Michael was a Fellow in our Winter 2016 cohort who landed a job with one of our hiring partners, Schireson Associates
Tell us about your background. How did it set you up to be a great Data Scientist?
My PhD work was in computational materials science, where I worked with reactive molecular dynamics simulations. The field is totally simulation based, and typically requires high performance computing resources. Running these simulations helped build my chops for working with parallel systems and command line tools. The software required familiarity with some powerful languages and APIs like C and CUDA. Learning those definitely helped my understanding of Python once I converted to using it.
Toward the third year of my PhD I got really interested in machine learning. I started using scikit-learn to predict different aspects of simulations I worked on. These projects became a large part of my thesis and contributed to choosing The Data Incubator as a next step in my career.
What do you think you got out of The Data Incubator?
What advice would you give to someone who is applying for The Data Incubator, particularly someone with your background?
I would start putting together projects in your free time, there are quite a bit of free data out there, and it’s easier than you think! You’ll organically learn solutions to common problems that may seem like esoteric solutions otherwise. I had put quite a bit of work into my project before I even applied to The Data Incubator, and it probably helped my application. Maybe more importantly, doing this allowed me to have a beefy project by the end of the program. I spent most of my interviews going over my project. I think it’s similar to what you’ll be doing in a working environment.
Finally, I can’t really emphasize enough how using the right libraries can be a huge time saver and productivity booster. Using a language like Python with a simple package management system made data science way more fun for me. Seriously, don’t try to use C for this stuff, it’ll take forever. Actually, go ahead and try it, what doesn’t kill you makes you stronger.
What is your favorite thing you learned at The Data Incubator?
My favorite software-based-thing to learn was Spark. I never really used a distributed file system so I had a lot to learn, and it was pretty powerful. I also really dug the Jupyter notebooks. I think I’ll be using them a lot in the future.
Could you tell us about your Data Incubator Capstone project?

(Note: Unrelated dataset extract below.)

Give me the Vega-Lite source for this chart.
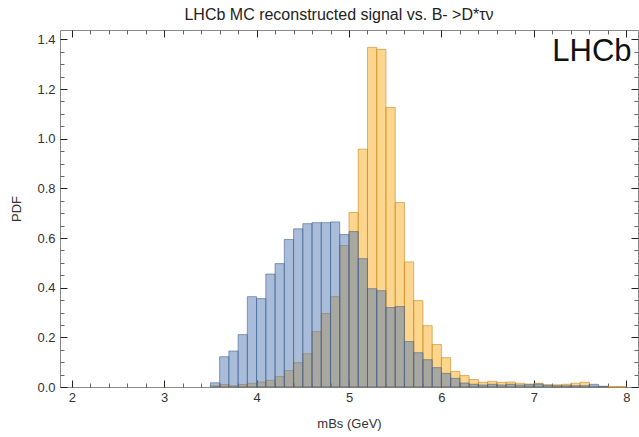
{
  "$schema": "https://vega.github.io/schema/vega-lite/v6.json",
  "width": 578,
  "height": 357,
  "autosize": "none",
  "padding": {"left": 60, "top": 30, "right": 1, "bottom": 50},
  "background": "white",
  "title": {
    "text": "LHCb MC reconstructed signal vs. B- >D*τν",
    "font": "Liberation Sans",
    "fontSize": 16,
    "fontWeight": "normal",
    "color": "#222",
    "offset": 7,
    "dx": -10
  },
  "config": {
    "view": {"stroke": "#8a8a8a", "strokeWidth": 1},
    "axis": {
      "domain": false,
      "grid": false,
      "labelFont": "Liberation Sans",
      "labelFontSize": 13,
      "labelColor": "#333",
      "titleFont": "Liberation Sans",
      "titleFontSize": 13,
      "titleFontWeight": "normal",
      "titleColor": "#333",
      "tickColor": "#444",
      "tickWidth": 1
    }
  },
  "data": {
    "values": [
      {"series": "orange", "lo": 3.5, "hi": 3.6, "pdf": 0.005},
      {"series": "orange", "lo": 3.6, "hi": 3.7, "pdf": 0.010},
      {"series": "orange", "lo": 3.7, "hi": 3.8, "pdf": 0.005},
      {"series": "orange", "lo": 3.8, "hi": 3.9, "pdf": 0.010},
      {"series": "orange", "lo": 3.9, "hi": 4.0, "pdf": 0.015},
      {"series": "orange", "lo": 4.0, "hi": 4.1, "pdf": 0.020},
      {"series": "orange", "lo": 4.1, "hi": 4.2, "pdf": 0.027},
      {"series": "orange", "lo": 4.2, "hi": 4.3, "pdf": 0.042},
      {"series": "orange", "lo": 4.3, "hi": 4.4, "pdf": 0.066},
      {"series": "orange", "lo": 4.4, "hi": 4.5, "pdf": 0.098},
      {"series": "orange", "lo": 4.5, "hi": 4.6, "pdf": 0.134},
      {"series": "orange", "lo": 4.6, "hi": 4.7, "pdf": 0.223},
      {"series": "orange", "lo": 4.7, "hi": 4.8, "pdf": 0.296},
      {"series": "orange", "lo": 4.8, "hi": 4.9, "pdf": 0.364},
      {"series": "orange", "lo": 4.9, "hi": 5.0, "pdf": 0.570},
      {"series": "orange", "lo": 5.0, "hi": 5.1, "pdf": 0.703},
      {"series": "orange", "lo": 5.1, "hi": 5.2, "pdf": 0.958},
      {"series": "orange", "lo": 5.2, "hi": 5.3, "pdf": 1.368},
      {"series": "orange", "lo": 5.3, "hi": 5.4, "pdf": 1.360},
      {"series": "orange", "lo": 5.4, "hi": 5.5, "pdf": 1.126},
      {"series": "orange", "lo": 5.5, "hi": 5.6, "pdf": 0.743},
      {"series": "orange", "lo": 5.6, "hi": 5.7, "pdf": 0.504},
      {"series": "orange", "lo": 5.7, "hi": 5.8, "pdf": 0.348},
      {"series": "orange", "lo": 5.8, "hi": 5.9, "pdf": 0.247},
      {"series": "orange", "lo": 5.9, "hi": 6.0, "pdf": 0.171},
      {"series": "orange", "lo": 6.0, "hi": 6.1, "pdf": 0.118},
      {"series": "orange", "lo": 6.1, "hi": 6.2, "pdf": 0.063},
      {"series": "orange", "lo": 6.2, "hi": 6.3, "pdf": 0.046},
      {"series": "orange", "lo": 6.3, "hi": 6.4, "pdf": 0.030},
      {"series": "orange", "lo": 6.4, "hi": 6.5, "pdf": 0.019},
      {"series": "orange", "lo": 6.5, "hi": 6.6, "pdf": 0.023},
      {"series": "orange", "lo": 6.6, "hi": 6.7, "pdf": 0.019},
      {"series": "orange", "lo": 6.7, "hi": 6.8, "pdf": 0.020},
      {"series": "orange", "lo": 6.8, "hi": 6.9, "pdf": 0.015},
      {"series": "orange", "lo": 6.9, "hi": 7.0, "pdf": 0.012},
      {"series": "orange", "lo": 7.0, "hi": 7.1, "pdf": 0.015},
      {"series": "orange", "lo": 7.1, "hi": 7.2, "pdf": 0.009},
      {"series": "orange", "lo": 7.2, "hi": 7.3, "pdf": 0.009},
      {"series": "orange", "lo": 7.3, "hi": 7.4, "pdf": 0.011},
      {"series": "orange", "lo": 7.4, "hi": 7.5, "pdf": 0.015},
      {"series": "orange", "lo": 7.5, "hi": 7.6, "pdf": 0.019},
      {"series": "orange", "lo": 7.6, "hi": 7.7, "pdf": 0.003},
      {"series": "orange", "lo": 7.7, "hi": 7.8, "pdf": 0.002},
      {"series": "orange", "lo": 7.8, "hi": 7.9, "pdf": 0.002},
      {"series": "orange", "lo": 7.9, "hi": 8.0, "pdf": 0.002},
      {"series": "blue", "lo": 3.5, "hi": 3.6, "pdf": 0.017},
      {"series": "blue", "lo": 3.6, "hi": 3.7, "pdf": 0.122},
      {"series": "blue", "lo": 3.7, "hi": 3.8, "pdf": 0.145},
      {"series": "blue", "lo": 3.8, "hi": 3.9, "pdf": 0.211},
      {"series": "blue", "lo": 3.9, "hi": 4.0, "pdf": 0.364},
      {"series": "blue", "lo": 4.0, "hi": 4.1, "pdf": 0.356},
      {"series": "blue", "lo": 4.1, "hi": 4.2, "pdf": 0.455},
      {"series": "blue", "lo": 4.2, "hi": 4.3, "pdf": 0.497},
      {"series": "blue", "lo": 4.3, "hi": 4.4, "pdf": 0.594},
      {"series": "blue", "lo": 4.4, "hi": 4.5, "pdf": 0.637},
      {"series": "blue", "lo": 4.5, "hi": 4.6, "pdf": 0.658},
      {"series": "blue", "lo": 4.6, "hi": 4.7, "pdf": 0.662},
      {"series": "blue", "lo": 4.7, "hi": 4.8, "pdf": 0.662},
      {"series": "blue", "lo": 4.8, "hi": 4.9, "pdf": 0.665},
      {"series": "blue", "lo": 4.9, "hi": 5.0, "pdf": 0.614},
      {"series": "blue", "lo": 5.0, "hi": 5.1, "pdf": 0.626},
      {"series": "blue", "lo": 5.1, "hi": 5.2, "pdf": 0.517},
      {"series": "blue", "lo": 5.2, "hi": 5.3, "pdf": 0.396},
      {"series": "blue", "lo": 5.3, "hi": 5.4, "pdf": 0.388},
      {"series": "blue", "lo": 5.4, "hi": 5.5, "pdf": 0.320},
      {"series": "blue", "lo": 5.5, "hi": 5.6, "pdf": 0.324},
      {"series": "blue", "lo": 5.6, "hi": 5.7, "pdf": 0.183},
      {"series": "blue", "lo": 5.7, "hi": 5.8, "pdf": 0.138},
      {"series": "blue", "lo": 5.8, "hi": 5.9, "pdf": 0.110},
      {"series": "blue", "lo": 5.9, "hi": 6.0, "pdf": 0.078},
      {"series": "blue", "lo": 6.0, "hi": 6.1, "pdf": 0.055},
      {"series": "blue", "lo": 6.1, "hi": 6.2, "pdf": 0.035},
      {"series": "blue", "lo": 6.2, "hi": 6.3, "pdf": 0.016},
      {"series": "blue", "lo": 6.3, "hi": 6.4, "pdf": 0.011},
      {"series": "blue", "lo": 6.4, "hi": 6.5, "pdf": 0.008},
      {"series": "blue", "lo": 6.5, "hi": 6.6, "pdf": 0.011},
      {"series": "blue", "lo": 6.6, "hi": 6.7, "pdf": 0.008},
      {"series": "blue", "lo": 6.7, "hi": 6.8, "pdf": 0.011},
      {"series": "blue", "lo": 6.8, "hi": 6.9, "pdf": 0.008},
      {"series": "blue", "lo": 6.9, "hi": 7.0, "pdf": 0.009},
      {"series": "blue", "lo": 7.0, "hi": 7.1, "pdf": 0.012},
      {"series": "blue", "lo": 7.1, "hi": 7.2, "pdf": 0.007},
      {"series": "blue", "lo": 7.2, "hi": 7.3, "pdf": 0.005},
      {"series": "blue", "lo": 7.3, "hi": 7.4, "pdf": 0.005},
      {"series": "blue", "lo": 7.4, "hi": 7.5, "pdf": 0.005},
      {"series": "blue", "lo": 7.5, "hi": 7.6, "pdf": 0.005},
      {"series": "blue", "lo": 7.6, "hi": 7.7, "pdf": 0.011},
      {"series": "blue", "lo": 7.7, "hi": 7.8, "pdf": 0.003}
    ]
  },
  "resolve": {"axis": {"x": "independent", "y": "independent"}},
  "layer": [
    {
      "transform": [{"filter": "datum.series === 'orange'"}],
      "mark": {"type": "bar", "fill": "#f9ad1f", "fillOpacity": 0.5, "stroke": "#c8871a", "strokeOpacity": 0.6, "strokeWidth": 1},
      "encoding": {
        "x": {
          "field": "lo", "type": "quantitative",
          "scale": {"domain": [1.873, 8.127], "nice": false, "zero": false},
          "axis": {"orient": "bottom", "values": [2, 3, 4, 5, 6, 7, 8], "format": "d", "tickSize": -7, "labelPadding": 11, "tickColor": "#222", "title": "mBs (GeV)", "titlePadding": 13}
        },
        "x2": {"field": "hi"},
        "y": {
          "field": "pdf", "type": "quantitative",
          "scale": {"domain": [0, 1.438], "nice": false},
          "axis": {"orient": "left", "values": [0, 0.2, 0.4, 0.6, 0.8, 1.0, 1.2, 1.4], "format": ".1f", "tickSize": -7, "labelPadding": 12, "tickColor": "#222", "title": "PDF", "titlePadding": 13}
        },
        "y2": {"datum": 0}
      }
    },
    {
      "transform": [{"filter": "datum.series === 'blue'"}],
      "mark": {"type": "bar", "fill": "#5379b3", "fillOpacity": 0.5, "stroke": "#3b5b8c", "strokeOpacity": 0.55, "strokeWidth": 1},
      "encoding": {
        "x": {
          "field": "lo", "type": "quantitative",
          "scale": {"domain": [1.873, 8.127], "nice": false, "zero": false},
          "axis": {"orient": "bottom", "values": [2.2, 2.4, 2.6, 2.8, 3.2, 3.4, 3.6, 3.8, 4.2, 4.4, 4.6, 4.8, 5.2, 5.4, 5.6, 5.8, 6.2, 6.4, 6.6, 6.8, 7.2, 7.4, 7.6, 7.8], "labels": false, "tickSize": -4, "tickColor": "#666", "title": null}
        },
        "x2": {"field": "hi"},
        "y": {
          "field": "pdf", "type": "quantitative",
          "scale": {"domain": [0, 1.438], "nice": false},
          "axis": {"orient": "left", "values": [0.05, 0.1, 0.15, 0.25, 0.3, 0.35, 0.45, 0.5, 0.55, 0.65, 0.7, 0.75, 0.85, 0.9, 0.95, 1.05, 1.1, 1.15, 1.25, 1.3, 1.35], "labels": false, "tickSize": -4, "tickColor": "#666", "title": null}
        },
        "y2": {"datum": 0}
      }
    },
    {
      "data": {"values": [{"label": "LHCb"}]},
      "mark": {"type": "text", "font": "Liberation Sans", "fontSize": 31, "color": "#111", "align": "left", "baseline": "alphabetic"},
      "encoding": {
        "text": {"field": "label"},
        "x": {
          "datum": 7.2, "type": "quantitative",
          "scale": {"domain": [1.873, 8.127], "nice": false, "zero": false},
          "axis": {"orient": "top", "values": [2, 3, 4, 5, 6, 7, 8], "labels": false, "tickSize": -7, "tickColor": "#222", "title": null}
        },
        "y": {
          "datum": 1.315, "type": "quantitative",
          "scale": {"domain": [0, 1.438], "nice": false},
          "axis": {"orient": "right", "values": [0, 0.2, 0.4, 0.6, 0.8, 1.0, 1.2, 1.4], "labels": false, "tickSize": -7, "tickColor": "#222", "title": null}
        }
      }
    },
    {
      "data": {"values": [{"label": "LHCb"}]},
      "mark": {"type": "point", "opacity": 0},
      "encoding": {
        "x": {
          "datum": 7.2, "type": "quantitative",
          "scale": {"domain": [1.873, 8.127], "nice": false, "zero": false},
          "axis": {"orient": "top", "values": [2.2, 2.4, 2.6, 2.8, 3.2, 3.4, 3.6, 3.8, 4.2, 4.4, 4.6, 4.8, 5.2, 5.4, 5.6, 5.8, 6.2, 6.4, 6.6, 6.8, 7.2, 7.4, 7.6, 7.8], "labels": false, "tickSize": -4, "tickColor": "#666", "title": null}
        },
        "y": {
          "datum": 1.315, "type": "quantitative",
          "scale": {"domain": [0, 1.438], "nice": false},
          "axis": {"orient": "right", "values": [0.05, 0.1, 0.15, 0.25, 0.3, 0.35, 0.45, 0.5, 0.55, 0.65, 0.7, 0.75, 0.85, 0.9, 0.95, 1.05, 1.1, 1.15, 1.25, 1.3, 1.35], "labels": false, "tickSize": -4, "tickColor": "#666", "title": null}
        }
      }
    }
  ]
}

My project had two parts–I compared historical rolling averages of stock price movements with phrases published in New York Times articles to build a financial sentiment lexicon, then I tried to use the lexicon to predict future price movements based on what was published in the New York Times. While I wasn’t able to perfectly predict the market (or I wouldn’t even need a job), I really enjoyed making the project. It gave me some natural language processing experience in conjunction with the mathematical modelling necessary for feature engineering the moving stock prices. It also gave me a lot to talk about during interviews.